A simple one-liner to display your PATH variable with each directory on its own line, demonstrating bash parameter expansion for string manipulation.
The Script
#!/bin/bash
# Description: current path
echo "${PATH//:/$'\n'}"
Output:
/usr/local/sbin
/usr/local/bin
/usr/sbin
/usr/bin
/sbin
/bin
/usr/games
/usr/local/games
/snap/bin
How It Works
${PATH//:/$'\n'}
│ ││ └─────── Replacement: $'\n' (newline)
│ │└───────── Pattern: : (colon)
│ └────────── // means "replace ALL occurrences"
└─────────────── Variable: PATH
Breakdown
PATH- Environment variable containing colon-separated directories//:- Replace all colons (:) globally$'\n'- ANSI-C quoting for actual newline character- Result - Each directory appears on its own line
Single vs Double Slash
# Single / - replaces FIRST occurrence only
echo "${PATH/:/$'\n'}"
# Output:
# /usr/local/sbin
# /usr/local/bin:/usr/sbin:/usr/bin...
# ↑ remaining colons unchanged
# Double // - replaces ALL occurrences
echo "${PATH//:/$'\n'}"
# Output: each directory on separate line ✓
Parameter Expansion Basics
The pattern ${variable//pattern/replacement} is called parameter expansion - a built-in bash feature for string manipulation without external commands.
Common Patterns
Remove from end (suffix):
filename="document.txt"
echo "${filename%.txt}" # document
Remove from beginning (prefix):
filepath="/home/user/file.txt"
echo "${filepath#/*/}" # user/file.txt
echo "${filepath##*/}" # file.txt (filename only)
String replacement:
text="hello world"
echo "${text/world/bash}" # hello bash (first match)
echo "${text//o/0}" # hell0 w0rld (all matches)
Why Use Parameter Expansion?
Performance: No external process spawned (unlike sed, awk, cut)
# Slow - spawns sed process
filename=$(echo "doc.txt" | sed 's/.txt//')

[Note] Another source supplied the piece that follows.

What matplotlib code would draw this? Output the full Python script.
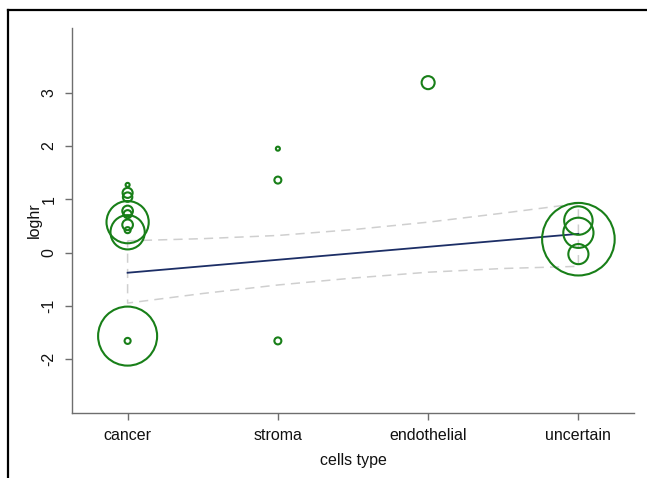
import numpy as np
import matplotlib.pyplot as plt
from matplotlib.lines import Line2D

plt.rcParams['font.family'] = ['Liberation Sans', 'DejaVu Sans']

categories = ['cancer', 'stroma', 'endothelial', 'uncertain']

# study-level log hazard ratios, grouped by cell type, with study weights
cancer_loghr = [1.27, 1.12, 1.04, 0.78, 0.72, 0.57, 0.52, 0.38, 0.42, -1.57, -1.66]
cancer_w = [4, 25, 22, 28, 16, 440, 28, 290, 9, 860, 9]
stroma_loghr = [1.95, 1.36, -1.66]
stroma_w = [4, 12, 12]
endo_loghr = [3.19]
endo_w = [42]
uncert_loghr = [0.25, 0.60, 0.37, -0.03]
uncert_w = [1300, 200, 225, 100]

# fitted meta-regression line and its 95% band
fit_x = [1.0, 4.0]
fit_y = [-0.38, 0.35]
band_x = [1.0, 1.5, 2.0, 2.5, 3.0, 3.5, 4.0]
band_hi = [0.22, 0.26, 0.32, 0.43, 0.57, 0.74, 0.92]
band_lo = [-0.95, -0.77, -0.61, -0.48, -0.37, -0.30, -0.26]

fig = plt.figure(figsize=(6.47, 4.78), dpi=100)
ax = fig.add_axes([0.1113, 0.136, 0.8686, 0.8054])

green = '#187f18'
groups = [(1, cancer_loghr, cancer_w), (2, stroma_loghr, stroma_w),
          (3, endo_loghr, endo_w), (4, uncert_loghr, uncert_w)]
for xpos, vals, w in groups:
    s = np.array(w) * 2.1
    ax.scatter([xpos] * len(vals), vals, s=s, facecolors='none',
               edgecolors=green, linewidths=1.5, zorder=3)

# confidence band outline (dashed, closed)
px = band_x + band_x[::-1] + [band_x[0]]
py = band_hi + band_lo[::-1] + [band_hi[0]]
ax.plot(px, py, color='#cfcfcf', lw=1.1, ls=(0, (6, 4)), zorder=1)
ax.plot(fit_x, fit_y, color='#1c2e66', lw=1.3, zorder=2)

ax.set_xlim(0.63, 4.37)
ax.set_ylim(-3.014, 4.216)
ax.set_xticks([1, 2, 3, 4])
ax.set_xticklabels(categories)
ax.set_yticks([-2, -1, 0, 1, 2, 3])
ax.set_yticklabels(['-2', '-1', '0', '1', '2', '3'], rotation=90, va='center')

for side in ['top', 'right']:
    ax.spines[side].set_visible(False)
for side in ['left', 'bottom']:
    ax.spines[side].set_color('#6e6e6e')
    ax.spines[side].set_linewidth(1.0)
ax.tick_params(axis='both', colors='#6e6e6e', length=5, width=1.0,
               labelcolor='#111111', labelsize=11.5)
ax.tick_params(axis='x', pad=6)
ax.tick_params(axis='y', pad=6)

ax.set_xlabel('cells type', fontsize=11.5, color='#111111', labelpad=7)
ax.set_ylabel('loghr', fontsize=11.5, color='#111111', labelpad=0)

# outer frame on top and left
fig.add_artist(Line2D([8 / 647, 1.0], [1 - 10 / 478, 1 - 10 / 478],
                      transform=fig.transFigure, color='black', lw=1.6))
fig.add_artist(Line2D([8 / 647, 8 / 647], [0, 1 - 10 / 478],
                      transform=fig.transFigure, color='black', lw=1.6))

fig.savefig('out.png', dpi=100)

# Fast - pure shell builtin
filename="doc.txt"
echo "${filename%.txt}"
Portability: Works in any POSIX shell
Simplicity: Clean, readable syntax for common operations
Alternative Methods
Using external tools (slower but sometimes clearer):
# Using tr
echo "$PATH" | tr ':' '\n'
# Using sed
echo "$PATH" | sed 's/:/\n/g'
# Using awk
echo "$PATH" | awk -F: '{for(i=1;i<=NF;i++) print $i}'
ANSI-C Quoting
The $'...' syntax enables escape sequences:
echo $'\n' # newline
echo $'\t' # tab
echo $'\r' # carriage return
echo $'\\' # backslash
echo $'\x41' # hex (outputs: A)
Practical Use Cases
Display CSV on separate lines:
csv="name,age,city,country"
echo "${csv//,/$'\n'}"
Replace spaces in filenames:
filename="my document.txt"
safe="${filename// /_}" # my_document.txt
Remove all vowels:
word="beautiful"
echo "${word//[aeiou]/}" # btfl
Convert dots to dashes:
version="1.2.3.4"
echo "${version//./-}" # 1-2-3-4
Path Manipulation Examples
filepath="/home/user/documents/report.txt"
# Directory path
echo "${filepath%/*}" # /home/user/documents
# Filename only
echo "${filepath##*/}" # report.txt
# Extension
echo "${filepath##*.}" # txt
# Basename (no extension)
filename="${filepath##*/}"
echo "${filename%.*}" # report
# Get last two components
echo "${filepath#/*/}" # user/documents/report.txt
Quick Reference
| Pattern | Description | Example |
|---|---|---|
${var#pattern} |
Remove shortest match from start | ${PATH#/*/} |
${var##pattern} |
Remove longest match from start | ${PATH##*/} |
${var%pattern} |
Remove shortest match from end | ${file%.txt} |
${var%%pattern} |
Remove longest match from end | ${file%%.*} |
${var/pat/rep} |
Replace first match | ${text/old/new} |
${var//pat/rep} |
Replace all matches | ${PATH//:/ } |
Conclusion
Parameter expansion is a powerful bash builtin for fast string manipulation. The PATH display script demonstrates global replacement - a pattern you’ll use frequently in shell scripting.
For simple operations like removing extensions, extracting filenames, or replacing characters, parameter expansion is faster and cleaner than external tools like sed or awk.